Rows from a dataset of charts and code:
+ + + +

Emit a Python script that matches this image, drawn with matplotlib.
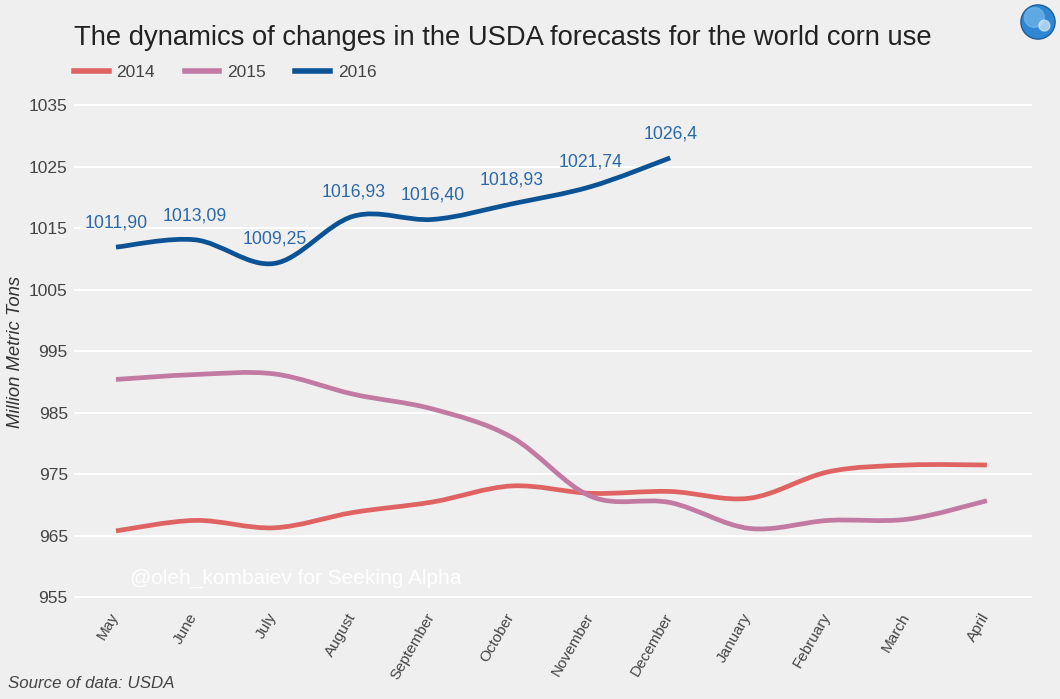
import matplotlib.pyplot as plt
from matplotlib.path import Path
from matplotlib.patches import PathPatch, Circle
from matplotlib.lines import Line2D
from matplotlib.transforms import ScaledTranslation

plt.rcParams['font.family'] = ['Liberation Sans', 'DejaVu Sans']

months = ['May', 'June', 'July', 'August', 'September', 'October', 'November',
          'December', 'January', 'February', 'March', 'April']
use_2014 = [965.8, 967.5, 966.3, 968.8, 970.5, 973.1, 971.9, 972.2, 971.1, 975.4, 976.5, 976.5]
use_2015 = [990.4, 991.2, 991.3, 988.0, 985.6, 981.0, 971.4, 970.4, 966.2, 967.5, 967.7, 970.7]
use_2016 = [1011.90, 1013.09, 1009.25, 1016.93, 1016.40, 1018.93, 1021.74, 1026.4]
labels_2016 = ['1011,90', '1013,09', '1009,25', '1016,93', '1016,40', '1018,93', '1021,74', '1026,4']

bg = '#efefef'
c14, c15, c16 = '#e06363', '#c27aa2', '#0b5394'


def smooth_path(xs, ys):
    # catmull-rom segments drawn as cubic bezier curves
    pts = list(zip(xs, ys))
    n = len(pts)
    verts = [pts[0]]
    codes = [Path.MOVETO]
    for i in range(n - 1):
        p0 = pts[i - 1] if i > 0 else pts[i]
        p1 = pts[i]
        p2 = pts[i + 1]
        p3 = pts[i + 2] if i + 2 < n else pts[i + 1]
        c1 = (p1[0] + (p2[0] - p0[0]) / 6, p1[1] + (p2[1] - p0[1]) / 6)
        c2 = (p2[0] - (p3[0] - p1[0]) / 6, p2[1] - (p3[1] - p1[1]) / 6)
        verts += [c1, c2, p2]
        codes += [Path.CURVE4] * 3
    return Path(verts, codes)


fig = plt.figure(figsize=(10.6, 6.99), dpi=100, facecolor=bg)
W, H = 1060, 699
ax = fig.add_axes([74 / W, 1 - 603.5 / H, (1032 - 74) / W, (603.5 - 98.8) / H])
ax.set_facecolor(bg)

x = list(range(len(months)))
for vals, col in [(use_2014, c14), (use_2015, c15), (use_2016, c16)]:
    p = smooth_path(x[:len(vals)], vals)
    ax.add_patch(PathPatch(p, fill=False, edgecolor=col, lw=3.4, capstyle='butt', zorder=3))

for i, (v, t) in enumerate(zip(use_2016, labels_2016)):
    ax.annotate(t, (i, v), xytext=(0, 17.5), textcoords='offset points',
                ha='center', va='center', fontsize=12.7, color='#2b68a8', zorder=4)

ax.set_xlim(-0.53, 11.57)
ax.set_ylim(954, 1036)
ax.set_yticks(range(955, 1036, 10))
ax.grid(axis='y', color='white', lw=1.5)
ax.set_axisbelow(True)
for s in ax.spines.values():
    s.set_visible(False)
ax.tick_params(axis='y', length=0, pad=4.5, labelsize=12.5, labelcolor='#444444')
ax.set_xticks(x)
ax.set_xticklabels(months, rotation=60, ha='right', fontsize=11, color='#444444')
ax.tick_params(axis='x', length=0, pad=5)
shift = ScaledTranslation(0.05, 0, fig.dpi_scale_trans)
for lab in ax.get_xticklabels():
    lab.set_transform(lab.get_transform() + shift)

ax.text(0.058, 0.05, '@oleh_kombaiev for Seeking Alpha',
        transform=ax.transAxes, color='white', fontsize=15, va='center')

fig.text(74 / W, 1 - 38 / H, 'The dynamics of changes in the USDA forecasts for the world corn use',
         fontsize=19.75, color='#222222', va='center')

handles = [Line2D([], [], color=c, lw=4) for c in (c14, c15, c16)]
fig.legend(handles, ['2014', '2015', '2016'], loc='center left',
           bbox_to_anchor=(74 / W, 1 - 72 / H), ncol=3, frameon=False,
           fontsize=12.5, handlelength=2.0, handletextpad=0.45, columnspacing=1.7,
           borderpad=0, borderaxespad=0, labelcolor='#444444')

fig.text(16 / W, 1 - 352 / H, 'Million Metric Tons', rotation=90, style='italic',
         fontsize=13.3, color='#333333', ha='center', va='center')
fig.text(8 / W, 1 - 684 / H, 'Source of data: USDA', style='italic',
         fontsize=12.2, color='#444444', va='center')

# small globe icon in the corner
gax = fig.add_axes([1020 / W, 1 - 40 / H, 36 / W, 36 / H])
gax.set_xlim(-1, 1)
gax.set_ylim(-1, 1)
gax.set_aspect('equal')
gax.axis('off')
gax.add_patch(Circle((0, 0), 0.95, color='#2f86d2', ec='#1c5f9e', lw=1))
gax.add_patch(Circle((-0.2, 0.25), 0.55, color='#7fbff0', alpha=0.6))
gax.add_patch(Circle((0.35, -0.2), 0.3, color='#d8ecfa', alpha=0.7))

fig.savefig('out.png', dpi=100, facecolor=bg)
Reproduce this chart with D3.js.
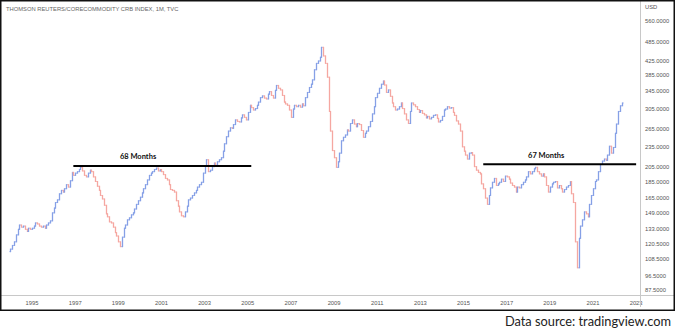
<!DOCTYPE html>
<html>
<head>
<meta charset="utf-8">
<script src="https://cdn.jsdelivr.net/npm/d3@7/dist/d3.min.js"></script>
<style>
  html, body { margin: 0; padding: 0; background: #fff; }
  svg { display: block; }
</style>
</head>
<body>
<svg id="chart" width="675" height="331"></svg>
<script>
// Thomson Reuters/CoreCommodity CRB Index, monthly closes from Jan 1994.
const startYear = 1994;
const closes = [
  116, 119, 122, 128, 133, 137, 135, 136, 133, 131, 134, 133, // 1994
  134, 136, 139, 138, 136, 135, 136, 134, 137, 139, 141, 149, // 1995
  154, 160, 163, 170, 174, 172, 176, 181, 178, 186, 197, 193, // 1996
  196, 198, 201, 204, 199, 193, 191, 196, 200, 198, 191, 185, // 1997
  179, 174, 168, 164, 157, 148, 145, 140, 139, 135, 130, 127, // 1998
  122, 118, 126, 134, 137, 142, 144, 147, 149, 153, 158, 162, // 1999
  166, 171, 176, 181, 187, 193, 196, 198, 201, 203, 199, 201, // 2000
  198, 194, 189, 187, 181, 175, 174, 172, 162, 156, 150, 146, // 2001
  145, 150, 156, 163, 165, 168, 171, 174, 178, 181, 184, 196, // 2002
  206, 215, 198, 200, 205, 210, 207, 212, 215, 218, 228, 240, // 2003
  252, 262, 268, 267, 274, 283, 280, 279, 287, 293, 288, 283, // 2004
  298, 313, 308, 303, 306, 313, 320, 330, 334, 329, 327, 338, // 2005
  344, 335, 329, 347, 359, 352, 348, 335, 320, 316, 313, 303, // 2006
  288, 305, 313, 310, 313, 309, 316, 312, 330, 342, 354, 362, // 2007
  373, 400, 418, 425, 436, 467, 440, 418, 380, 300, 262, 229, // 2008
  218, 204, 212, 225, 245, 251, 255, 264, 262, 276, 283, 275, // 2009
  270, 276, 274, 263, 251, 258, 262, 270, 280, 295, 310, 330, // 2010
  340, 352, 362, 370, 360, 342, 348, 333, 318, 310, 303, 305, // 2011
  310, 318, 306, 295, 283, 276, 300, 318, 314, 310, 304, 298, // 2012
  302, 296, 293, 287, 290, 285, 288, 292, 293, 286, 279, 282, // 2013
  290, 303, 305, 310, 307, 308, 298, 292, 281, 275, 262, 235, // 2014
  228, 222, 216, 225, 226, 222, 205, 200, 197, 195, 182, 176, // 2015
  165, 158, 168, 177, 184, 189, 180, 182, 184, 188, 185, 192, // 2016
  191, 188, 183, 180, 178, 172, 178, 177, 181, 184, 187, 191, // 2017
  198, 195, 198, 202, 204, 198, 195, 192, 195, 191, 180, 172, // 2018
  178, 182, 184, 185, 177, 180, 176, 172, 175, 178, 180, 185, // 2019
  170, 160, 122, 102, 125, 136, 142, 150, 148, 145, 158, 168, // 2020
  176, 185, 187, 198, 208, 213, 216, 214, 222, 236, 225, 234, // 2021
  258, 275, 300, 312, 318                                     // 2022
];
const firstOpen = 114;

// Price axis labels and year labels.
const priceTicks = [560, 485, 425, 385, 345, 305, 265, 235, 205, 185, 165, 149, 133, 120.5, 108.5, 96.5, 87.5];
const yearTicks = [1995, 1997, 1999, 2001, 2003, 2005, 2007, 2009, 2011, 2013, 2015, 2017, 2019, 2021, 2023];

// Horizontal consolidation levels drawn on the chart.
const rangeLabels = ["68 Months", "67 Months"];
const rangeLevels = [206, 208.5];
const rangeStarts = [[1996, 11], [2015, 11]];   // [year, monthIndex]
const rangeEnds = [[2005, 2], [2023, 0]];
const rangeLabelAt = [[1999, 11], [2018, 10]];

const titleText = "THOMSON REUTERS/CORECOMMODITY CRB INDEX, 1M, TVC";
const currency = "USD";
const sourceText = "Data source: tradingview.com";

// ---- build OHLC-style bars (open = previous close)
const bars = closes.map((c, i) => {
  const o = i === 0 ? firstOpen : closes[i - 1];
  return { date: new Date(startYear, i, 1), open: o, close: c };
});

const svg = d3.select("#chart");
const W = 675, H = 331;
const paneRight = 640, axisY = 295, frameBottom = 310;

const x = d3.scaleTime()
  .domain([new Date(1995, 0, 1), new Date(2021, 0, 1)])
  .range([32, 593]);
const y = d3.scaleLog()
  .domain([87.5, 560])
  .range([290, 21]);

const upColor = "#86a0e6", downColor = "#f5a7a1";

const plot = svg.append("g");
plot.append("defs").append("clipPath").attr("id", "pane")
  .append("rect").attr("x", 0).attr("y", 0).attr("width", paneRight).attr("height", axisY);

const barG = plot.append("g").attr("clip-path", "url(#pane)");
barG.selectAll("g.bar").data(bars).join("g").attr("class", "bar")
  .each(function (d) {
    const g = d3.select(this);
    const cx = Math.round(x(d.date)) + 0.5;
    const col = d.close >= d.open ? upColor : downColor;
    const hi = Math.max(d.open, d.close), lo = Math.min(d.open, d.close);
    g.append("line")
      .attr("x1", cx).attr("x2", cx)
      .attr("y1", y(hi) - 0.5).attr("y2", y(lo) + 0.5)
      .attr("stroke", col).attr("stroke-width", 1.3);
    g.append("line")
      .attr("x1", cx - 1).attr("x2", cx)
      .attr("y1", y(d.open)).attr("y2", y(d.open))
      .attr("stroke", col).attr("stroke-width", 1);
    g.append("line")
      .attr("x1", cx).attr("x2", cx + 1)
      .attr("y1", y(d.close)).attr("y2", y(d.close))
      .attr("stroke", col).attr("stroke-width", 1);
  });

// ---- consolidation lines with labels
rangeLabels.forEach((lab, i) => {
  const yy = y(rangeLevels[i]);
  const x1 = x(new Date(rangeStarts[i][0], rangeStarts[i][1], 1));
  const x2 = x(new Date(rangeEnds[i][0], rangeEnds[i][1], 1));
  barG.append("line")
    .attr("x1", x1).attr("x2", x2).attr("y1", yy).attr("y2", yy)
    .attr("stroke", "#000").attr("stroke-width", 2);
  barG.append("text")
    .attr("x", x(new Date(rangeLabelAt[i][0], rangeLabelAt[i][1], 1)))
    .attr("y", yy - 6.5)
    .attr("text-anchor", "middle")
    .attr("font-family", "Lato, 'Open Sans', sans-serif")
    .attr("font-weight", "bold")
    .attr("font-size", 7.5)
    .attr("fill", "#111")
    .text(lab);
});

// ---- time axis
const xAxis = svg.append("g");
xAxis.append("line")
  .attr("x1", 0).attr("x2", W).attr("y1", axisY + 0.5).attr("y2", axisY + 0.5)
  .attr("stroke", "#c8c8c8").attr("stroke-width", 1);
xAxis.selectAll("text").data(yearTicks).join("text")
  .attr("x", d => x(new Date(d, 0, 1)))
  .attr("y", 305)
  .attr("text-anchor", "middle")
  .attr("font-family", "'Liberation Sans', Arial, sans-serif")
  .attr("font-size", 5.8)
  .attr("fill", "#555")
  .text(d => d);

// ---- price scale pane
svg.append("rect")
  .attr("x", paneRight + 0.5).attr("y", 0).attr("width", W - paneRight).attr("height", axisY)
  .attr("fill", "#fff");
svg.append("line")
  .attr("x1", paneRight + 0.5).attr("x2", paneRight + 0.5).attr("y1", 0).attr("y2", 307)
  .attr("stroke", "#c8c8c8").attr("stroke-width", 1);
svg.append("g").selectAll("text").data(priceTicks).join("text")
  .attr("x", 645)
  .attr("y", d => y(d) + 2)
  .attr("font-family", "'Liberation Sans', Arial, sans-serif")
  .attr("font-size", 5.8)
  .attr("fill", "#555")
  .text(d => d3.format(".4f")(d));
svg.append("text")
  .attr("x", 645).attr("y", 9)
  .attr("font-family", "'Liberation Sans', Arial, sans-serif")
  .attr("font-size", 5.8)
  .attr("fill", "#555")
  .text(currency);

// ---- title
svg.append("text")
  .attr("x", 6).attr("y", 11)
  .attr("font-family", "'Liberation Sans', Arial, sans-serif")
  .attr("font-size", 5.8)
  .attr("fill", "#666")
  .text(titleText);

// ---- frame
svg.append("rect")
  .attr("x", 0.75).attr("y", 0.75).attr("width", W - 1.5).attr("height", frameBottom - 0.5)
  .attr("fill", "none").attr("stroke", "#111").attr("stroke-width", 1.5);

// ---- source note
svg.append("text")
  .attr("x", 671).attr("y", 326)
  .attr("text-anchor", "end")
  .attr("font-family", "Lato, 'Open Sans', sans-serif")
  .attr("font-size", 12.8)
  .attr("fill", "#222")
  .text(sourceText);
</script>
</body>
</html>
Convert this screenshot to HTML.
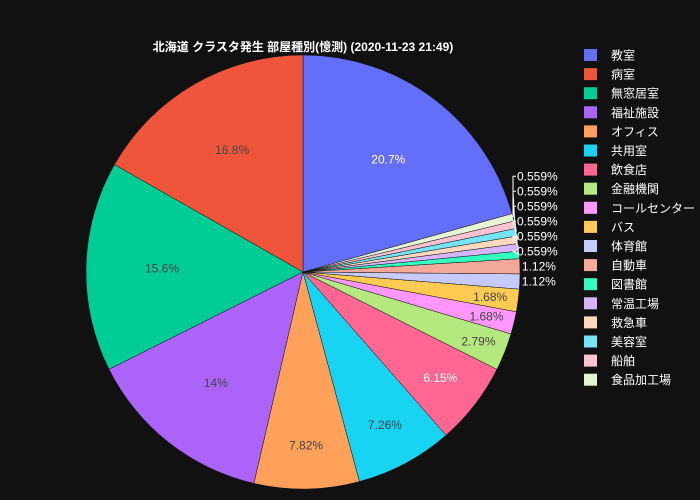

+ + + +

Short exercise: Begin with the first line of the records and repeat every line up to the one with "plt.rcParams['font.family'] = ['Liberation", counting that line too. Pictures are not part of the copy.

Answer to the task:
Emit a Python script that matches this image, drawn with matplotlib.
import matplotlib.pyplot as plt
from matplotlib.path import Path
from matplotlib.patches import PathPatch, Circle
from matplotlib.lines import Line2D
from matplotlib.transforms import ScaledTranslation

plt.rcParams['font.family'] = ['Liberation Sans', 'DejaVu Sans']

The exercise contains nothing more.